En una sociedad inteligente y un país menos crispado una sentencia como la de la semana pasada debería generar alegría por la restauración, en cierto modo, de un orden quebrantado y envilecido, por el precedente histórico y el campanazo para los poderosos de ahora en adelante. Inclusive, satisfacción por vivir en un lugar donde funciona la separación de poderes, donde una justicia menospreciada, sobrecargada, y víctima de corrupciones, muestra unas reservas de moral y de valor como la jueza Heredia, que lo condenó, la fiscal Orjuela, que lo acusó, las juezas Carmen Helena Ortiz y Laura Barrera, que no quisieron precluir el caso cuando fiscales de bolsillo lo solicitaron.
El fallo contra Uribe nos reivindica como nación y como sociedad, frente a naciones y sociedades pretendidamente más evolucionadas, como los gringos. Allí, la justicia condenó a un expresidente también por primera vez, pero no logró enviarlo a la cárcel, y ni siquiera frenar su camino para una reelección. Y ya reelecto Trump quedaron suspendidos los procesos por hechos gravísimos como su intención de alterar a su favor los resultados en Georgia de las elecciones pasadas, o la incitación a la asonada y toma del Capitolio, porque una Corte Suprema le concedió inmunidad casi total en los actos y decisiones que se vinculen con el ejercicio del poder, que son prácticamente todos.
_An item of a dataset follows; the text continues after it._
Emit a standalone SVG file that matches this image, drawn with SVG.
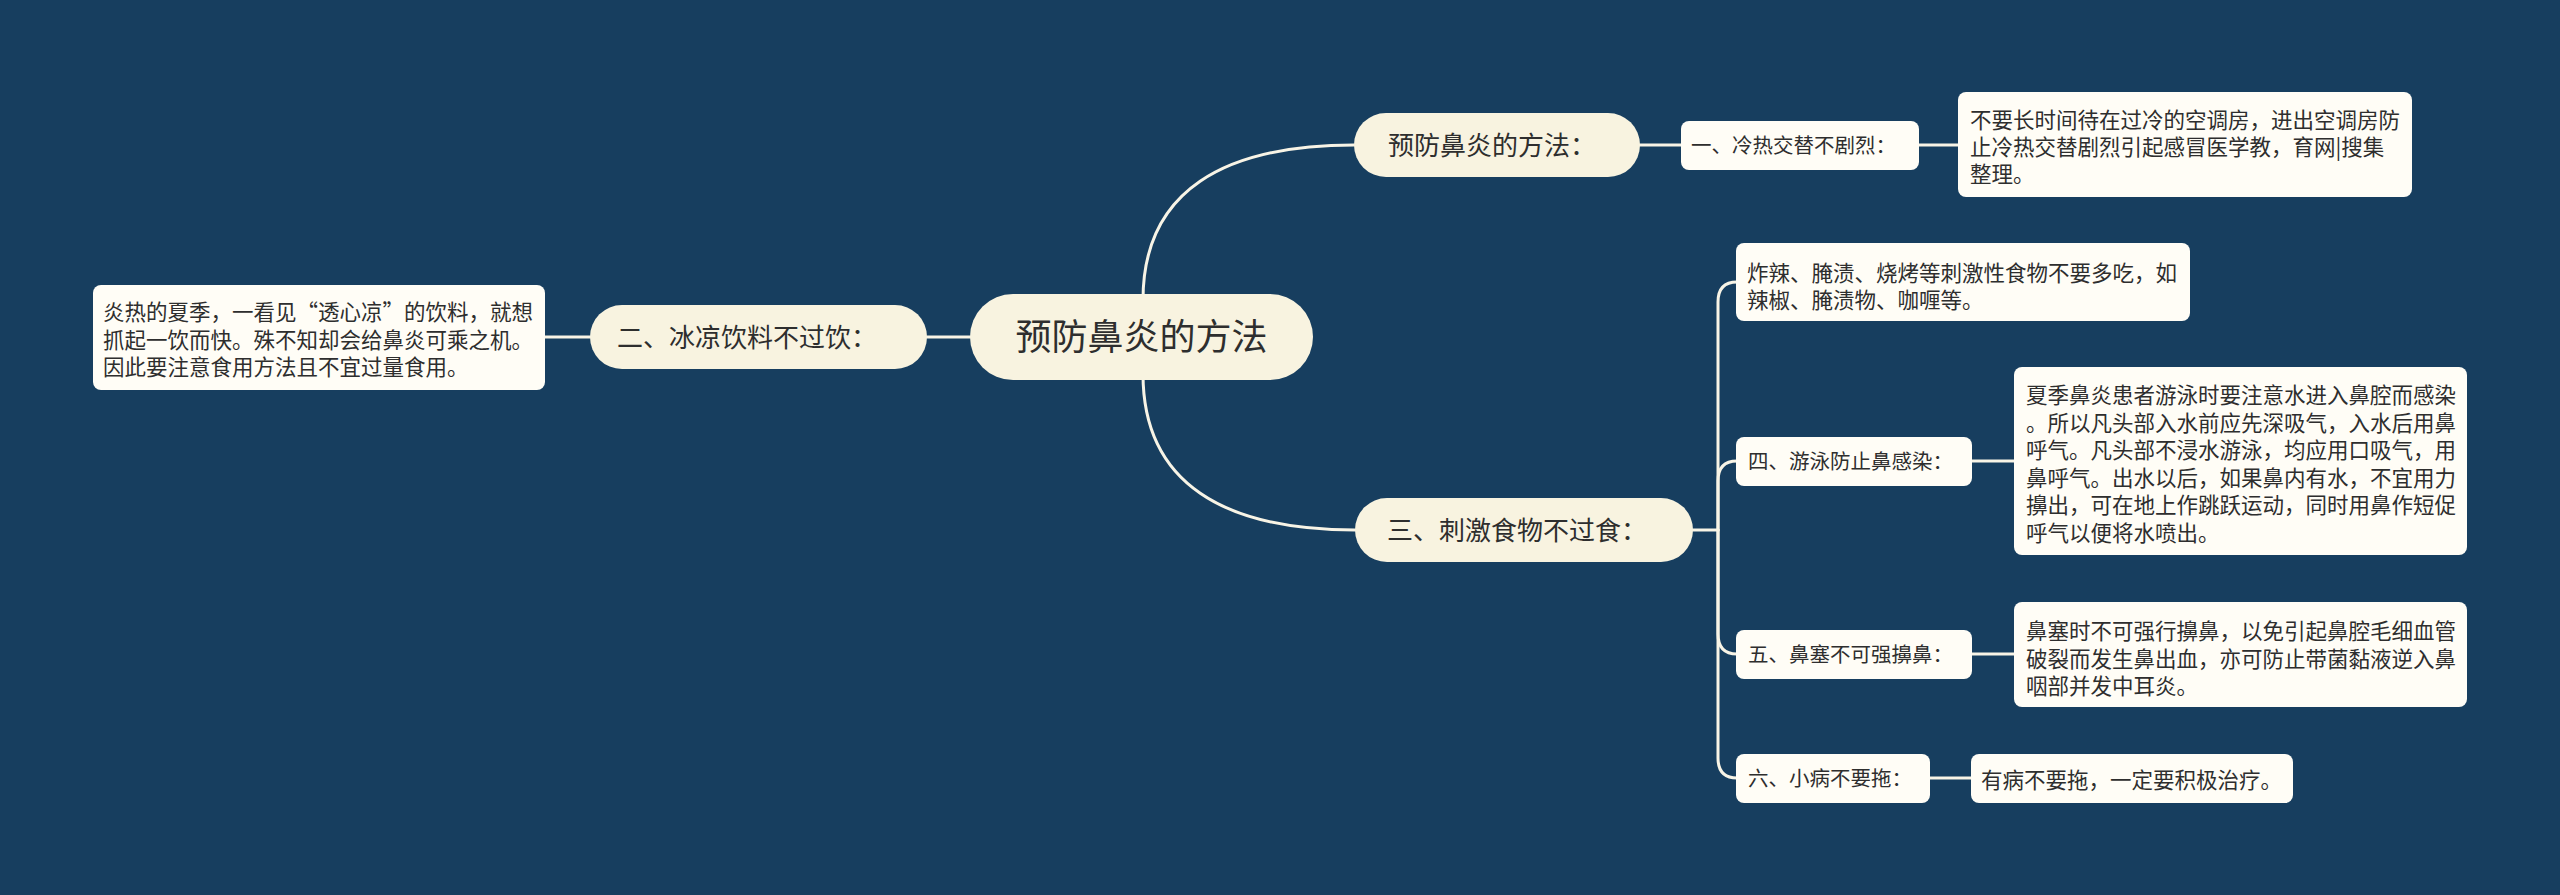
<svg xmlns="http://www.w3.org/2000/svg" width="2560" height="895" viewBox="0 0 2560 895">
<style>
.bg{fill:#173e5f}
.c{fill:none;stroke:#f8f4e6;stroke-width:3;stroke-linecap:round}
.root rect{fill:#f8f3e0}
.l1 rect{fill:#f8f3e0}
.l2 rect,.leaf rect{fill:#fffdf6}
text{font-family:"Noto Sans CJK SC","Noto Sans",sans-serif;fill:#2e2e2e}
.t36{font-size:36px}
.t26{font-size:26px}
.t20{font-size:20.5px}
.t21{font-size:21.5px}
</style>
<rect class="bg" x="0" y="0" width="2560" height="895"/>
<g id="connectors">
<path class="c" d="M970,337 L927,337"/>
<path class="c" d="M590,337 L545,337"/>
<path class="c" d="M1143,300 C1143,190 1225,145 1354,145"/>
<path class="c" d="M1143,374 C1143,484 1225,530 1355,530"/>
<path class="c" d="M1640,145 L1681,145"/>
<path class="c" d="M1919,145 L1958,145"/>
<path class="c" d="M1693,530 L1718,530"/>
<path class="c" d="M1718,530 V302 Q1718,282 1737,282"/>
<path class="c" d="M1718,530 V481 Q1718,461 1737,461"/>
<path class="c" d="M1718,530 V634 Q1718,654 1737,654"/>
<path class="c" d="M1718,530 V758 Q1718,778 1737,778"/>
<path class="c" d="M1972,461 L2015,461"/>
<path class="c" d="M1972,654 L2015,654"/>
<path class="c" d="M1930,778 L1971,778"/>
</g>
<g id="root" class="root">
<rect x="970" y="294" width="343" height="86" rx="43"/>
<text class="t36" x="1141.5" y="350" text-anchor="middle">预防鼻炎的方法</text>
</g>
<g id="n-prevent" class="l1">
<rect x="1354" y="113" width="286" height="64" rx="32"/>
<text class="t26" x="1388" y="155">预防鼻炎的方法：</text>
</g>
<g id="n-two" class="l1">
<rect x="590" y="305" width="337" height="64" rx="32"/>
<text class="t26" x="617" y="347">二、冰凉饮料不过饮：</text>
</g>
<g id="n-three" class="l1">
<rect x="1355" y="498" width="338" height="64" rx="32"/>
<text class="t26" x="1387" y="540">三、刺激食物不过食：</text>
</g>
<g id="n-one" class="l2">
<rect x="1681" y="121" width="238" height="49" rx="8"/>
<text class="t20" x="1691" y="153">一、冷热交替不剧烈：</text>
</g>
<g id="n-one-text" class="leaf">
<rect x="1958" y="92" width="454" height="105" rx="8"/>
<text class="t21" x="1970" y="128">不要长时间待在过冷的空调房，进出空调房防</text>
<text class="t21" x="1970" y="155">止冷热交替剧烈引起感冒医学教，育网|搜集</text>
<text class="t21" x="1970" y="182">整理。</text>
</g>
<g id="n-two-text" class="leaf">
<rect x="93" y="285" width="452" height="105" rx="8"/>
<text class="t21" x="103" y="320">炎热的夏季，一看见“透心凉”的饮料，就想</text>
<text class="t21" x="103" y="347.5">抓起一饮而快。殊不知却会给鼻炎可乘之机。</text>
<text class="t21" x="103" y="375">因此要注意食用方法且不宜过量食用。</text>
</g>
<g id="n-spicy" class="leaf">
<rect x="1736" y="243" width="454" height="78" rx="8"/>
<text class="t21" x="1747" y="281">炸辣、腌渍、烧烤等刺激性食物不要多吃，如</text>
<text class="t21" x="1747" y="307.5">辣椒、腌渍物、咖喱等。</text>
</g>
<g id="n-four" class="l2">
<rect x="1736" y="437" width="236" height="49" rx="8"/>
<text class="t20" x="1748" y="469">四、游泳防止鼻感染：</text>
</g>
<g id="n-four-text" class="leaf">
<rect x="2014" y="367" width="453" height="188" rx="8"/>
<text class="t21" x="2026" y="403">夏季鼻炎患者游泳时要注意水进入鼻腔而感染</text>
<text class="t21" x="2026" y="430.6">。所以凡头部入水前应先深吸气，入水后用鼻</text>
<text class="t21" x="2026" y="458.2">呼气。凡头部不浸水游泳，均应用口吸气，用</text>
<text class="t21" x="2026" y="485.8">鼻呼气。出水以后，如果鼻内有水，不宜用力</text>
<text class="t21" x="2026" y="513.4">擤出，可在地上作跳跃运动，同时用鼻作短促</text>
<text class="t21" x="2026" y="541">呼气以便将水喷出。</text>
</g>
<g id="n-five" class="l2">
<rect x="1736" y="630" width="236" height="49" rx="8"/>
<text class="t20" x="1748" y="662">五、鼻塞不可强擤鼻：</text>
</g>
<g id="n-five-text" class="leaf">
<rect x="2014" y="602" width="453" height="105" rx="8"/>
<text class="t21" x="2026" y="639">鼻塞时不可强行擤鼻，以免引起鼻腔毛细血管</text>
<text class="t21" x="2026" y="666.5">破裂而发生鼻出血，亦可防止带菌黏液逆入鼻</text>
<text class="t21" x="2026" y="694">咽部并发中耳炎。</text>
</g>
<g id="n-six" class="l2">
<rect x="1736" y="754" width="194" height="49" rx="8"/>
<text class="t20" x="1748" y="786">六、小病不要拖：</text>
</g>
<g id="n-six-text" class="leaf">
<rect x="1971" y="754" width="322" height="49" rx="8"/>
<text class="t21" x="1981" y="788">有病不要拖，一定要积极治疗。</text>
</g>
</svg>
Por lo anterior es terriblemente cínico que ahora el gobierno de Trump, por intermedio de su secretario de Estado, sugiera que en el juicio a Uribe hubo consideraciones políticas y falta de garantías. Y, además, que el bloque republicano amenace al país con sanciones y aranceles por un proceso penal por delitos comunes.
El propio expresidente Uribe, tan patriótico como se proclama, tan de mano en el pecho cuando suena el himno, debería clamar porque el tío Sam no intervenga en los asuntos internos de Colombia, y que por defenderlo no terminen haciéndonos evocar aquella frase atribuida a Roosevelt, de la que no hay prueba histórica: “Sabemos que Somoza (el dictador nicaragüense) es un hijo de perra, pero es nuestro hijo de perra”.